* Task *
Show every line containing "this" by copying it.

* Dataset entries *
::::
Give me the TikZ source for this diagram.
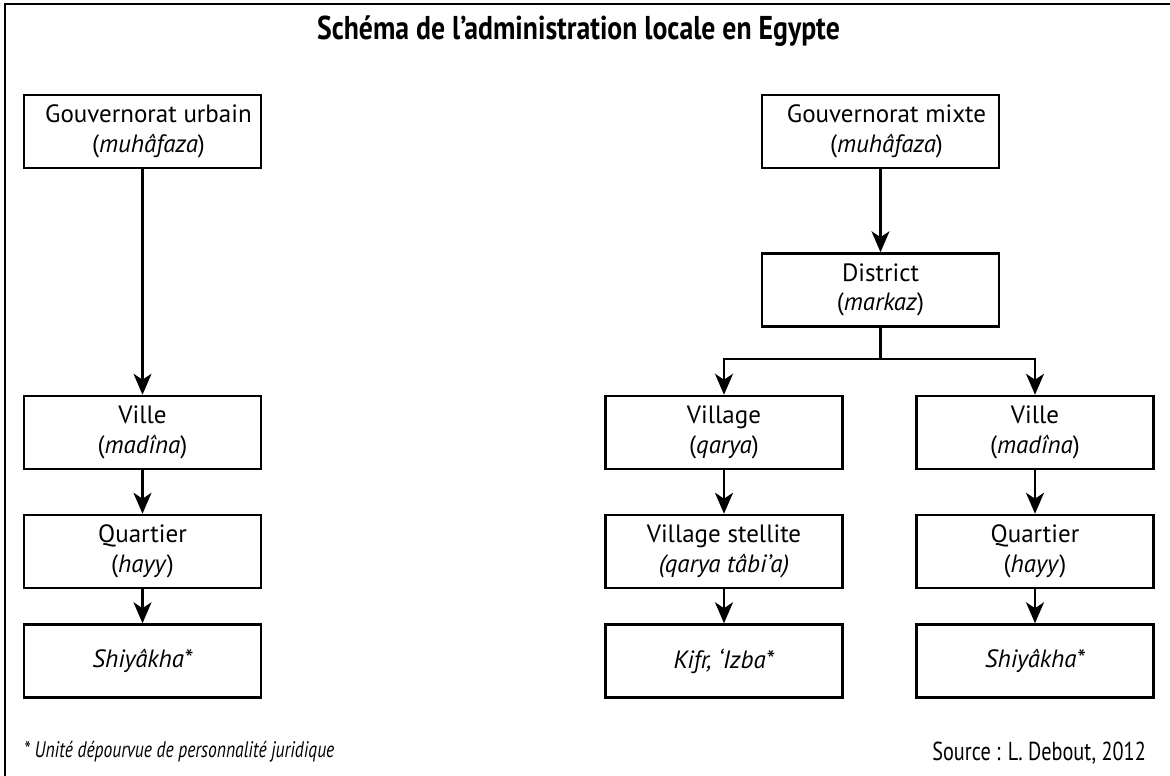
\documentclass[tikz,border=0pt]{standalone}
\usepackage{fontspec}
\setmainfont{PT Sans}
\newfontfamily\condfont[FakeStretch=0.78]{PT Sans}
\newfontfamily\titlefont[FakeStretch=0.84]{PT Sans}
\usetikzlibrary{arrows.meta}
\begin{document}
\begin{tikzpicture}[x=1pt,y=-1pt,
  box/.style={draw, line width=2.5pt, minimum width=237pt, minimum height=73pt,
    inner sep=0pt, align=center, font=\fontsize{25}{29.5}\selectfont},
  arr/.style={line width=2.3pt, -{Stealth[length=21pt,width=18pt,inset=6pt]}},
  frameline/.style={line width=2.5pt}]
\useasboundingbox (0,0) rectangle (1170,776);
\draw[frameline] (5,776) -- (5,4) -- (1170,4);
\node[font=\titlefont\bfseries\fontsize{33}{33}\selectfont, anchor=base, inner sep=0pt] (title) at (578.5,40) {Schéma de l’administration locale en Egypte};
% left column
\node[box] (gu) at (142.5,131.5) {\hspace*{12pt}Gouvernorat urbain\\\hspace*{12pt}(\textit{muhâfaza})};
\node[box] (v1) at (142.5,432.5) {Ville\\(\textit{madîna})};
\node[box] (q1) at (142.5,551.5) {Quartier\\(\textit{hayy})};
\node[box] (s1) at (142.5,661) {\textit{Shiyâkha*}};
% right part
\node[box] (gm) at (880.5,131.5) {\hspace*{12pt}Gouvernorat mixte\\\hspace*{12pt}(\textit{muhâfaza})};
\node[box] (d) at (880.5,290) {District\\(\textit{markaz})};
\node[box] (vg) at (724,432.5) {Village\\(\textit{qarya})};
\node[box] (vs) at (724,551.5) {Village stellite\\\textit{(qarya tâbi’a)}};
\node[box] (k) at (724,661) {\textit{Kifr, ‘Izba*}};
\node[box] (v2) at (1035,432.5) {Ville\\(\textit{madîna})};
\node[box] (q2) at (1035,551.5) {Quartier\\(\textit{hayy})};
\node[box] (s2) at (1035,661) {\textit{Shiyâkha*}};
\coordinate (br) at (880.5,359);
% connectors
\draw[arr] (gu) -- (v1);
\draw[arr] (v1) -- (q1);
\draw[arr] (q1) -- (s1);
\draw[arr] (gm) -- (d);
\draw[line width=2.3pt] (d.south) -- (br);
\draw[arr] (br) -| (vg.north);
\draw[arr] (br) -| (v2.north);
\draw[arr] (vg) -- (vs);
\draw[arr] (vs) -- (k);
\draw[arr] (v2) -- (q2);
\draw[arr] (q2) -- (s2);
% texts
\node[font=\condfont\itshape\fontsize{22.5}{22.5}\selectfont, anchor=base west, inner sep=0pt] (note) at (24,757) {* Unité dépourvue de personnalité juridique};
\node[font=\condfont\fontsize{26}{26}\selectfont, anchor=base east, inner sep=0pt] (src) at (1146,760) {Source : L. Debout, 2012};
\end{tikzpicture}
\end{document}
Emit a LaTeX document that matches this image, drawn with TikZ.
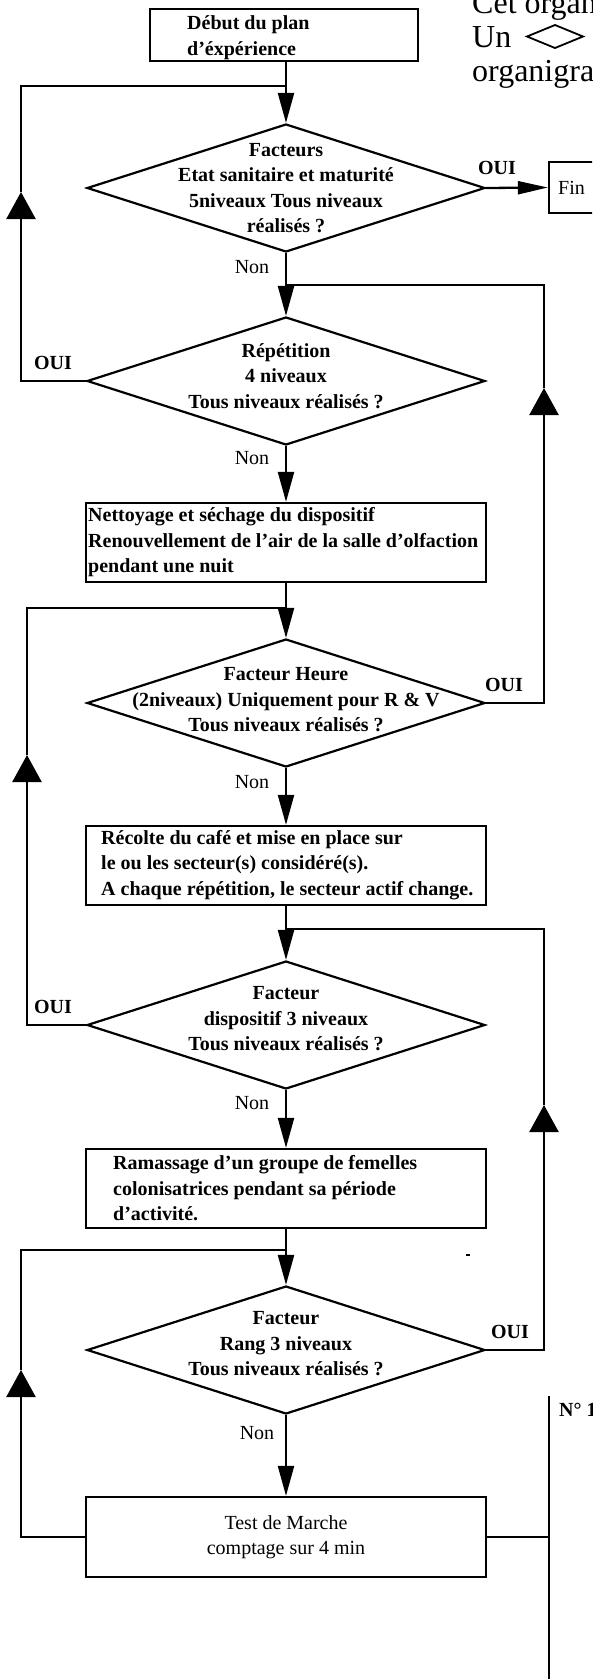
\documentclass[tikz,border=0pt]{standalone}
\usepackage{fontspec}
\setmainfont{Liberation Serif}
\usetikzlibrary{arrows.meta,shapes.geometric}
\begin{document}
\begin{tikzpicture}[x=1pt,y=-1pt,
  procbox/.style={draw, rectangle, line width=2.3pt, inner sep=0pt},
  decision/.style={draw, diamond, line width=2.2pt, inner sep=0pt, minimum width=398pt, minimum height=128pt},
  tb/.style={inner sep=0pt, font=\fontsize{20}{25.5}\selectfont\bfseries},
  tr/.style={inner sep=0pt, font=\fontsize{20}{25.5}\selectfont},
  flow/.style={line width=2.3pt, -{Triangle[length=30pt,width=16pt]}},
  finflow/.style={line width=2.3pt, -{Triangle[length=30pt,width=13pt]}},
  upflow/.style={line width=2.3pt, -{Triangle[length=27pt,width=29pt]}},
  link/.style={line width=2.3pt},
  thinlink/.style={line width=1.2pt},
  bigtxt/.style={inner sep=0pt, anchor=base west, font=\fontsize{32}{34}\selectfont}
]
\useasboundingbox (0,0) rectangle (592,1679);
\fill[white] (0,0) rectangle (592,1679);
\clip (0,0) rectangle (592,1679);

% top-right cut text
\node[bigtxt] (t1) at (472,13) {Cet organigramme};
\node[bigtxt] (t2) at (472,47) {Un};
\draw[line width=1.8pt] (527,36.5) -- (555,25) -- (583,36.5) -- (555,48) -- cycle;
\node[bigtxt] (t3) at (472,81) {organigramme};

% start
\node[procbox, minimum width=268pt, minimum height=52pt] (start) at (284,35) {};
\node[tb, anchor=west, align=left, font=\fontsize{20}{26}\selectfont\bfseries] (startt) at (187,38) {Début du plan\\d'éxpérience};

% decisions
\node[decision] (d1) at (286,188) {};
\node[tb, align=center] (d1t) at (d1.center) {Facteurs\\Etat sanitaire et maturité\\5niveaux Tous niveaux\\réalisés ?};
\node[decision] (d2) at (286,381) {};
\node[tb, align=center] (d2t) at ([yshift=5pt]d2.center) {Répétition\\4 niveaux\\Tous niveaux réalisés ?};
\node[decision] (d3) at (286,703) {};
\node[tb, align=center] (d3t) at ([yshift=3pt]d3.center) {Facteur Heure\\(2niveaux) Uniquement pour R \& V\\Tous niveaux réalisés ?};
\node[decision] (d4) at (286,1025) {};
\node[tb, align=center] (d4t) at ([yshift=6pt]d4.center) {Facteur\\dispositif 3 niveaux\\Tous niveaux réalisés ?};
\node[decision] (d5) at (286,1350) {};
\node[tb, align=center] (d5t) at ([yshift=6pt]d5.center) {Facteur\\Rang 3 niveaux\\Tous niveaux réalisés ?};

% process boxes
\node[procbox, minimum width=400pt, minimum height=79pt] (b1) at (286,542.5) {};
\node[tb, anchor=west, align=left] (b1t) at (88,542.5) {Nettoyage et séchage du dispositif\\Renouvellement de l'air de la salle d'olfaction\\pendant une nuit};
\node[procbox, minimum width=400pt, minimum height=79pt] (b2) at (286,865.5) {};
\node[tb, anchor=west, align=left] (b2t) at (101,865) {Récolte du café et mise en place sur\\le ou les secteur(s) considéré(s).\\A chaque répétition, le secteur actif change.};
\node[procbox, minimum width=400pt, minimum height=79pt] (b3) at (286,1188.5) {};
\node[tb, anchor=west, align=left] (b3t) at (113,1188.5) {Ramassage d'un groupe de femelles\\colonisatrices pendant sa période\\d'activité.};
\node[procbox, minimum width=400pt, minimum height=80pt] (b4) at (286,1537) {};
\node[tr, align=center] (b4t) at (286,1537) {Test de Marche\\comptage sur 4 min};

% Fin
\node[procbox, minimum width=80pt, minimum height=51pt] (fin) at (589,187.5) {};
\node[tr, anchor=west] (fint) at (558,188) {Fin};

% labels
\node[tb] (oui1) at (497,168) {OUI};
\node[tb] (oui2) at (53,363) {OUI};
\node[tb] (oui3) at (504,685) {OUI};
\node[tb] (oui4) at (53,1007) {OUI};
\node[tb] (oui5) at (510,1332) {OUI};
\node[tr] (non1) at (252,267) {Non};
\node[tr] (non2) at (252,458) {Non};
\node[tr] (non3) at (252,782) {Non};
\node[tr] (non4) at (252,1103) {Non};
\node[tr] (non5) at (257,1433) {Non};
\node[tb, anchor=west] (num) at (559,1410) {N° 1};

% junction coordinates
\coordinate (J1) at (286,86);
\coordinate (J2) at (286,285);
\coordinate (J3) at (286,608);
\coordinate (J4) at (286,929);
\coordinate (J5) at (286,1250);
\coordinate (L1tip) at (21,192);
\coordinate (R1tip) at (544,388);
\coordinate (L2tip) at (27,755);
\coordinate (R2tip) at (544,1105);
\coordinate (L3tip) at (21,1370);
\coordinate (NT) at (549,1396);
\coordinate (NB) at (549,1700);

% main flow
\draw[flow] (start.south -| d1.north) -- (d1.north);
\draw[finflow] (d1.east) -- (fin.west);
\draw[flow] (d1.south) -- (d2.north);
\draw[flow] (d2.south) -- (b1.north);
\draw[flow] (b1.south) -- (d3.north);
\draw[flow] (d3.south) -- (b2.north);
\draw[flow] (b2.south) -- (d4.north);
\draw[flow] (d4.south) -- (b3.north);
\draw[flow] (b3.south) -- (d5.north);
\draw[flow] (d5.south) -- (b4.north);

% loops
\draw[upflow] (d2.west) -| (L1tip);
\draw[link] (L1tip) |- (J1);
\draw[upflow] (d3.east) -| (R1tip);
\draw[link] (R1tip) |- (J2);
\draw[upflow] (d4.west) -| (L2tip);
\draw[link] (L2tip) |- (J3);
\draw[upflow] (d5.east) -| (R2tip);
\draw[link] (R2tip) |- (J4);
\draw[upflow] (b4.west) -| (L3tip);
\draw[link] (L3tip) |- (J5);

% right side line
\draw[thinlink] (b4.east) -- (b4.east -| NT);
\draw[line width=2.3pt] (NT) -- (NB);

% stray mark
\draw[line width=1.5pt] (466,1255) -- (470,1255);
\end{tikzpicture}
\end{document}
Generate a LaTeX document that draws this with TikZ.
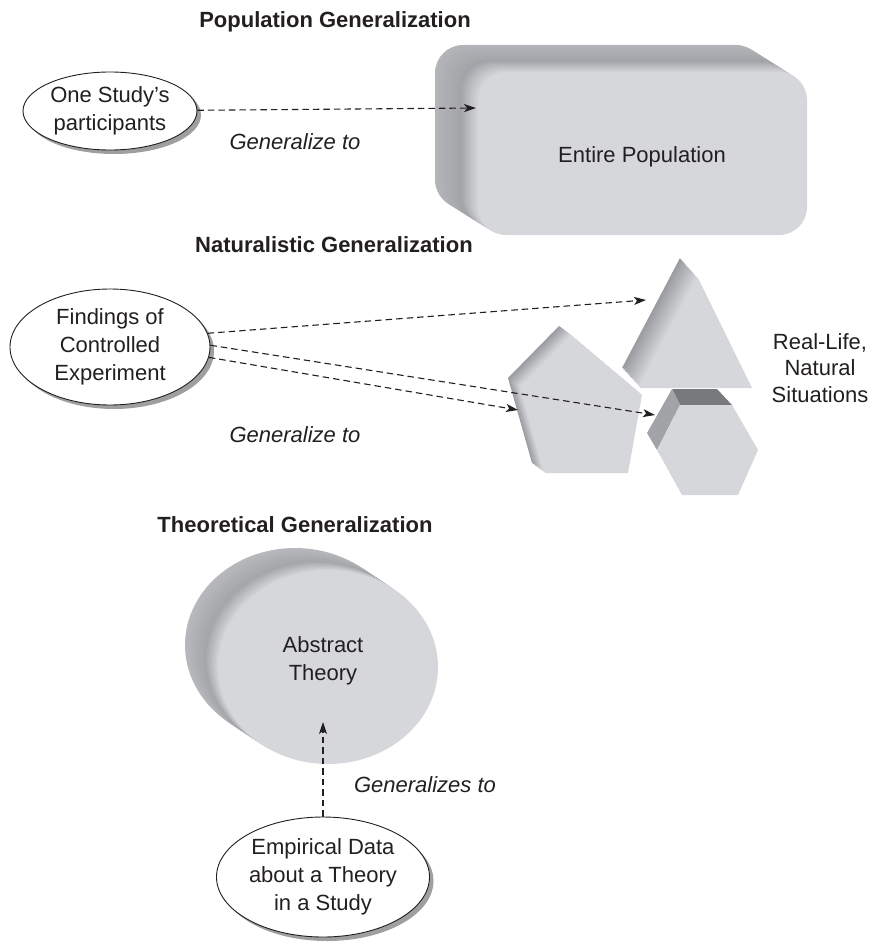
\documentclass[tikz,border=0pt]{standalone}
\usepackage{fontspec}
\setmainfont{Liberation Sans}
\usetikzlibrary{arrows.meta,positioning,shapes.geometric,shadows}

\definecolor{ink}{RGB}{35,31,32}
\definecolor{facegray}{RGB}{214,215,219}
\definecolor{sidegray}{RGB}{135,136,140}
\definecolor{topgray}{RGB}{120,121,125}
\definecolor{leftgray}{RGB}{162,163,167}

\begin{document}
\begin{tikzpicture}[x=1pt,y=-1pt,>={Stealth[length=12pt,width=8pt,inset=3pt]},
    font=\fontsize{22}{28}\selectfont,text=ink]
  \tikzstyle{title}=[font=\fontsize{22}{28}\selectfont\bfseries]
  \tikzstyle{oval}=[ellipse,draw=ink,fill=white,line width=0.9pt,align=center,inner sep=0pt,
    drop shadow={shadow xshift=4pt,shadow yshift=-4pt,fill=gray!75,opacity=1}]
  \tikzstyle{link}=[draw=ink,line width=1.1pt,dash pattern=on 6.5pt off 4pt,->]
  \tikzstyle{verb}=[font=\fontsize{22}{28}\selectfont\itshape]
  \useasboundingbox (0,0) rectangle (872,942);

  % population
  \node[title] (poptitle) at (335,22) {Population Generalization};
  \foreach \i in {0,...,24} {
    \pgfmathtruncatemacro\p{\i<14 ? 58-22*\i/14 : 36+64*(\i-14)/10}
    \fill[facegray!\p!sidegray,rounded corners=28pt,shift={({43*\i/24},{27*\i/24})}]
      (435,45) rectangle (764,208);
  }
  \node (popname) at (642,157) {Entire Population};
  \coordinate (popin) at (476,108);
  \node[oval,minimum width=174pt,minimum height=78pt] (study) at (110,111) {One Study's\\participants};
  \draw[link] (study) -- (popin);
  \node[verb] (gen1) at (295,142) {Generalize to};

  % naturalistic
  \node[title] (nattitle) at (334,245) {Naturalistic Generalization};
  \foreach \i in {0,...,16} {
    \pgfmathtruncatemacro\p{min(100,25+5*\i)}
    \fill[facegray!\p!sidegray,shift={({18*\i/16},{20*\i/16})}]
      (680,258) -- (734,368) -- (622,368) -- cycle;
  }
  \foreach \i in {0,...,12} {
    \pgfmathtruncatemacro\p{min(100,25+7*\i)}
    \fill[facegray!\p!sidegray,shift={({13*\i/12},{10*\i/12})}]
      (559,326) -- (629,385) -- (615,463) -- (532,463) -- (508,378) -- cycle;
  }
  \fill[topgray] (672,389) -- (717,389) -- (732,405) -- (680,405) -- cycle;
  \fill[leftgray] (672,389) -- (680,405) -- (657,450) -- (647,433) -- cycle;
  \fill[facegray] (680,405) -- (732,405) -- (758,450) -- (738,495) -- (682,495) -- (657,450) -- cycle;
  \node[align=center] (natname) at (820,368) {Real-Life,\\[-1.5pt]Natural\\[-1.5pt]Situations};
  \coordinate (triin) at (646,300);
  \coordinate (hexin) at (655,415);
  \coordinate (pentin) at (518,410);
  \node[oval,minimum width=200pt,minimum height=116pt] (findings) at (110,347) {Findings of\\Controlled\\Experiment};
  \draw[link] (findings.8) -- (triin);
  \draw[link] (findings.1) -- (hexin);
  \draw[link] (findings.-6) -- (pentin);
  \node[verb] (gen2) at (295,435) {Generalize to};

  % theoretical
  \node[title] (theotitle) at (295,525) {Theoretical Generalization};
  \foreach \i in {0,...,20} {
    \pgfmathtruncatemacro\p{\i<12 ? 62-24*\i/12 : 38+62*(\i-12)/8}
    \fill[facegray!\p!sidegray,shift={({33*\i/20},{22*\i/20})}]
      (295,645) ellipse [x radius=110pt,y radius=97pt];
  }
  \node[align=center] (theory) at (323,661) {Abstract\\Theory};
  \coordinate (theoin) at (323,722);
  \node[oval,minimum width=213pt,minimum height=120pt] (data) at (323,877) {Empirical Data\\about a Theory\\in a Study};
  \draw[link] (data) -- (theoin);
  \node[verb] (gen3) at (425,785) {Generalizes to};
\end{tikzpicture}
\end{document}
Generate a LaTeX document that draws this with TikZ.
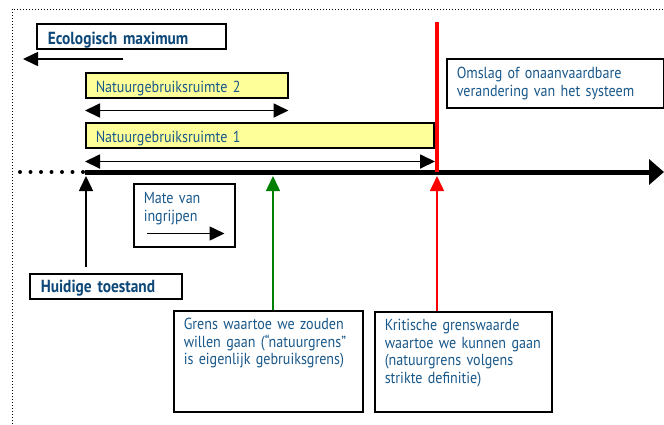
::::
* Expected answer *
Give me the TikZ source for this diagram.
Emit a LaTeX document that matches this image, drawn with TikZ.
Generate a LaTeX document that draws this with TikZ.
Generate a LaTeX document that draws this with TikZ.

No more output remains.